--- Begin ---

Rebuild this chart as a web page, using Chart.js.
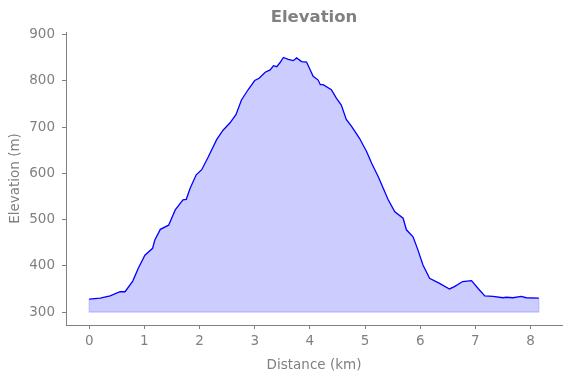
<!DOCTYPE html>
<html>
<head>
<meta charset="utf-8">
<script src="https://cdn.jsdelivr.net/npm/chart.js@4/dist/chart.umd.min.js"></script>
<style>
  html, body { margin: 0; padding: 0; background: #fff; }
  #wrap { width: 571px; height: 378px; }
</style>
</head>
<body>
<div id="wrap"><canvas id="chart" width="571" height="378"></canvas></div>
<script>
// profile
const distanceKm = [0, 0.2, 0.38, 0.56, 0.65, 0.79, 0.89, 1.01, 1.15, 1.19,
  1.29, 1.44, 1.56, 1.70, 1.76, 1.83, 1.94, 2.04, 2.16, 2.31,
  2.43, 2.55, 2.66, 2.76, 2.88, 3.0, 3.08, 3.19, 3.28, 3.34,
  3.40, 3.46, 3.52, 3.61, 3.70, 3.76, 3.85, 3.94, 4.06, 4.15,
  4.19, 4.24, 4.39, 4.48, 4.57, 4.66, 4.75, 4.90, 5.03, 5.12,
  5.24, 5.33, 5.42, 5.54, 5.69, 5.75, 5.87, 5.96, 6.05, 6.17,
  6.35, 6.53, 6.62, 6.77, 6.93, 7.05, 7.17, 7.32, 7.50, 7.56,
  7.68, 7.83, 7.92, 8.15];
const elevationM = [328, 330, 335, 344, 344, 367, 395, 423, 438, 456,
  479, 488, 521, 543, 544, 568, 597, 608, 636, 673,
  694, 709, 727, 759, 781, 801, 806, 819, 824, 833,
  831, 840, 851, 847, 844, 850, 842, 841, 810, 802,
  792, 792, 781, 763, 748, 717, 703, 676, 647, 622,
  593, 568, 543, 517, 503, 478, 463, 434, 402, 373,
  362, 350, 355, 366, 368, 351, 335, 334, 331, 332,
  331, 334, 331, 330];
const baseElevation = 300;
const xTicks = [0, 1, 2, 3, 4, 5, 6, 7, 8];
const yTicks = [300, 400, 500, 600, 700, 800, 900];

const grey = '#808080';
const font = "'DejaVu Sans', sans-serif";

const profile = distanceKm.map((d, i) => ({ x: d, y: elevationM[i] }));
const last = distanceKm.length - 1;
// outline of the filled polygon (sides + bottom)
const outline = [
  { x: distanceKm[0], y: elevationM[0] },
  { x: distanceKm[0], y: baseElevation },
  { x: distanceKm[last], y: baseElevation },
  { x: distanceKm[last], y: elevationM[last] }
];

const titlePlugin = {
  id: 'centeredTitle',
  afterDraw(chart) {
    const { ctx, chartArea } = chart;
    ctx.save();
    ctx.fillStyle = grey;
    ctx.font = 'bold 16.5px ' + font;
    ctx.textAlign = 'center';
    ctx.textBaseline = 'middle';
    ctx.fillText('Elevation', (chartArea.left + chartArea.right) / 2, 17.5);
    ctx.restore();
  }
};

new Chart(document.getElementById('chart'), {
  type: 'line',
  data: {
    datasets: [
      {
        data: profile,
        borderColor: '#0000ff',
        borderWidth: 1.3,
        backgroundColor: 'rgba(0, 0, 255, 0.2)',
        fill: { value: baseElevation },
        pointRadius: 0,
        tension: 0
      },
      {
        data: outline,
        borderColor: 'rgba(0, 0, 255, 0.2)',
        borderWidth: 1.2,
        fill: false,
        pointRadius: 0,
        tension: 0
      }
    ]
  },
  options: {
    responsive: false,
    animation: false,
    layout: { padding: { top: 32, right: 9, left: 0, bottom: 0 } },
    plugins: {
      legend: { display: false },
      tooltip: { enabled: false },
      title: { display: false }
    },
    scales: {
      x: {
        type: 'linear',
        min: -0.42,
        max: 8.57,
        afterBuildTicks: s => { s.ticks = xTicks.map(v => ({ value: v })); },
        afterFit: s => { s.height = 53; },
        grid: { display: true, drawOnChartArea: false, drawTicks: true, tickLength: 4, color: grey },
        border: { display: true, color: grey, width: 1 },
        ticks: { color: grey, font: { family: font, size: 13.5 }, padding: 4, maxRotation: 0 },
        title: { display: true, text: 'Distance (km)', color: grey, font: { family: font, size: 13.5 }, padding: { top: 2 } }
      },
      y: {
        type: 'linear',
        min: 272,
        max: 906,
        afterBuildTicks: s => { s.ticks = yTicks.map(v => ({ value: v })); },
        afterFit: s => { s.width = 66; },
        grid: { display: true, drawOnChartArea: false, drawTicks: true, tickLength: 4, color: grey },
        border: { display: true, color: grey, width: 1 },
        ticks: { color: grey, font: { family: font, size: 13.5 }, padding: 7 },
        title: { display: true, text: 'Elevation (m)', color: grey, font: { family: font, size: 13.5 }, padding: { top: 7, bottom: 2 } }
      }
    }
  },
  plugins: [titlePlugin]
});
</script>
</body>
</html>
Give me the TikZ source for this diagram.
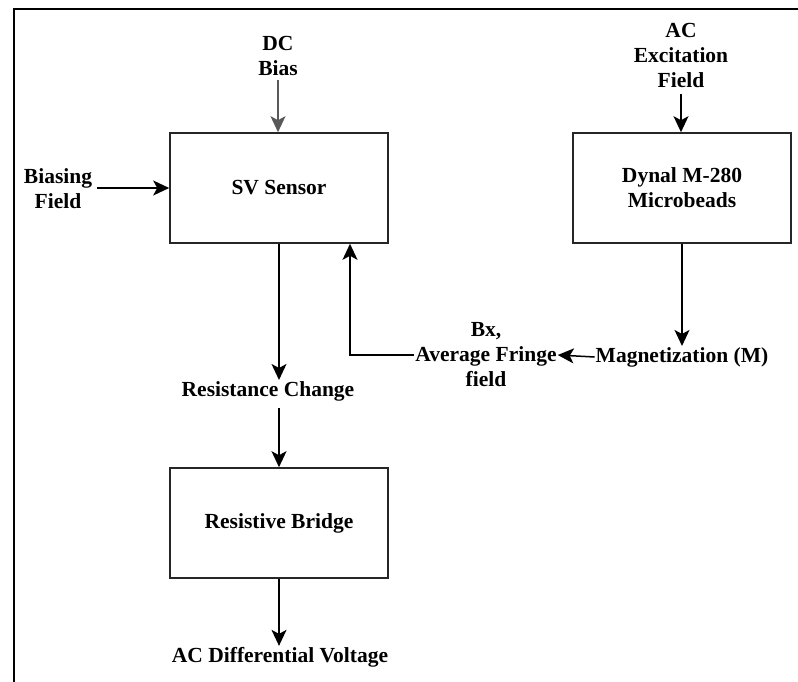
\documentclass[tikz,border=0pt]{standalone}
\usepackage{fontspec}
\setmainfont{Liberation Serif}
\usetikzlibrary{arrows.meta,positioning}
\tikzset{
  blk/.style={draw=black!85, line width=1.6pt, minimum width=218pt, minimum height=110pt, inner sep=0pt, align=center},
  lbl/.style={align=center, inner sep=1pt},
  arr/.style={line width=1.5pt, -{Stealth[length=16pt,width=15pt,inset=4pt]}},
}
\begin{document}
\begin{tikzpicture}[x=1pt,y=-1pt, font=\fontsize{21.5}{25}\selectfont\bfseries]
\useasboundingbox (0,0) rectangle (798,682);
\draw[line width=2.4pt, black] (14,682) -- (14,9) -- (798,9);
% nodes
\node[blk] (sv) at (279,188) {SV Sensor};
\node[blk] (dyn) at (682,188) {Dynal M-280\\Microbeads};
\node[blk] (rb) at (279,523) {Resistive Bridge};
\node[lbl] (dc) at (278,56) {DC\\Bias};
\node[lbl] (bias) at (58,189) {Biasing\\Field};
\node[lbl] (ac) at (681,55) {AC\\Excitation\\Field};
\node[lbl] (mag) at (682,357) {Magnetization (M)};
\node[lbl] (bx) at (486,355) {Bx,\\Average Fringe\\field};
\node[lbl] (res) at (268,391) {Resistance Change};
\node[lbl] (acdv) at (280,657) {AC Differential Voltage};
% connectors
\draw[arr, draw=black!65, fill=black!65] ([yshift=-3pt]dc.south) -- (dc.south |- sv.north);
\draw[arr] ([xshift=4pt]bias.east |- sv.west) -- (sv.west);
\draw[arr] ([yshift=-6pt]ac.south) -- (ac.south |- dyn.north);
\draw[arr] (dyn.south) -- (dyn.south |- mag.north);
\draw[arr] (mag.west) -- (bx.east);
\draw[arr] (bx.west) -| ([xshift=71pt]sv.south);
\draw[arr] (sv.south) -- (sv.south |- res.north);
\draw[arr] ([yshift=-6pt]sv.south |- res.south) -- (rb.north);
\draw[arr] (rb.south) -- (rb.south |- acdv.north);
\end{tikzpicture}
\end{document}
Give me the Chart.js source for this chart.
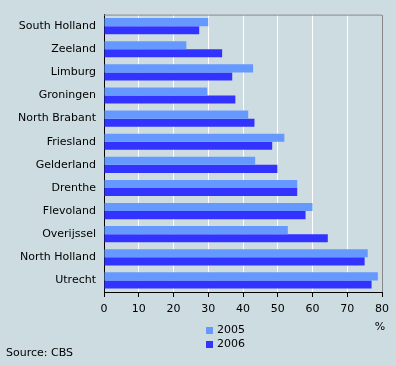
<!DOCTYPE html>
<html>
<head>
<meta charset="utf-8">
<script src="https://cdn.jsdelivr.net/npm/chart.js@4"></script>
<style>
  html, body { margin: 0; padding: 0; background: #ccdce1; }
  canvas { display: block; }
</style>
</head>
<body>
<canvas id="c" width="396" height="366"></canvas>
<script>
const categories = ["South Holland", "Zeeland", "Limburg", "Groningen", "North Brabant", "Friesland",
  "Gelderland", "Drenthe", "Flevoland", "Overijssel", "North Holland", "Utrecht"];
const values2005 = [30.0, 23.7, 42.9, 29.7, 41.5, 51.9, 43.5, 55.6, 60.0, 52.9, 75.9, 78.8];
const values2006 = [27.4, 34.0, 36.9, 37.8, 43.3, 48.4, 49.9, 55.6, 58.0, 64.4, 75.0, 77.0];
const seriesLabels = ["2005", "2006"];
const seriesColors = ["#6699ff", "#3333ff"];
const unitLabel = "%";
const sourceText = "Source: CBS";

const FONT = "DejaVu Sans";

const extras = {
  id: "extras",
  afterDraw(chart) {
    const ctx = chart.ctx;
    const a = chart.chartArea;
    ctx.save();
    // top & right border
    ctx.strokeStyle = "#888888";
    ctx.lineWidth = 1;
    ctx.beginPath();
    ctx.moveTo(a.left, a.top + 0.5);
    ctx.lineTo(a.right + 0.5, a.top + 0.5);
    ctx.lineTo(a.right + 0.5, a.bottom);
    ctx.stroke();
    // legend
    ctx.font = "11px '" + FONT + "'";
    ctx.textBaseline = "middle";
    ctx.textAlign = "left";
    chart.data.datasets.forEach((ds, i) => {
      const y = 330 + i * 14;
      ctx.fillStyle = ds.backgroundColor;
      ctx.fillRect(206, y - 3, 7, 7);
      ctx.fillStyle = "#000";
      ctx.fillText(ds.label, 217, y + 0.5);
    });
    // unit
    ctx.textAlign = "center";
    ctx.fillText(unitLabel, 380, 327);
    // source
    ctx.textAlign = "left";
    ctx.fillText(sourceText, 6, 353);
    ctx.restore();
  }
};

new Chart(document.getElementById("c"), {
  type: "bar",
  data: {
    labels: categories,
    datasets: [
      { label: seriesLabels[0], data: values2005, backgroundColor: seriesColors[0] },
      { label: seriesLabels[1], data: values2006, backgroundColor: seriesColors[1] }
    ]
  },
  options: {
    indexAxis: "y",
    responsive: false,
    animation: false,
    devicePixelRatio: 1,
    categoryPercentage: 0.7,
    barPercentage: 1.0,
    layout: { padding: { left: 0, top: 14, right: 14, bottom: 0 } },
    plugins: { legend: { display: false }, tooltip: { enabled: false } },
    scales: {
      x: {
        min: 0, max: 80,
        afterFit(s) { s.height = 74; },
        grid: { color: "#ffffff", lineWidth: 1, tickColor: "#000000", tickLength: 5, drawTicks: true },
        border: { display: true, color: "#000000", width: 1 },
        ticks: { stepSize: 10, color: "#000", padding: 6, font: { family: FONT, size: 11 } }
      },
      y: {
        afterFit(s) { s.width = 104; },
        grid: { display: false, drawTicks: false },
        border: { display: true, color: "#000000", width: 1 },
        ticks: { color: "#000", padding: 8, font: { family: FONT, size: 11 } }
      }
    }
  },
  plugins: [extras]
});
</script>
</body>
</html>
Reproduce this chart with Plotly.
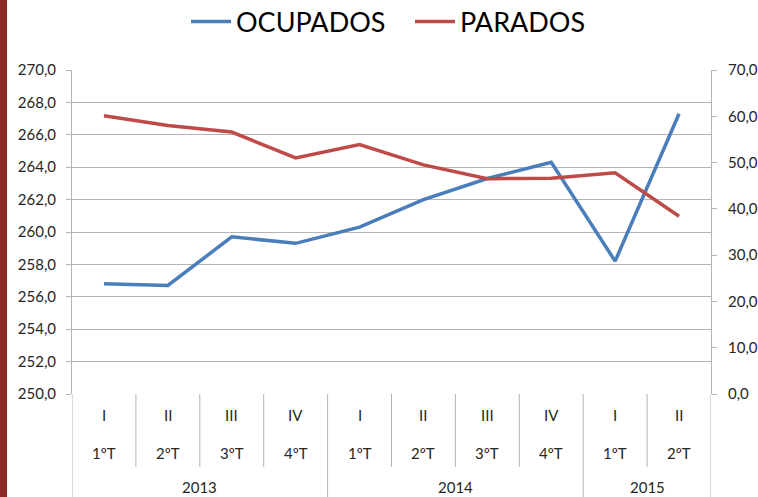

--- End ---

▶ PROBLEM DETAILS
Out of the material above, select every line that holds the string "Give".

▶ EXPECTED ANSWER
Give me the TikZ source for this diagram.
Give me the Chart.js source for this chart.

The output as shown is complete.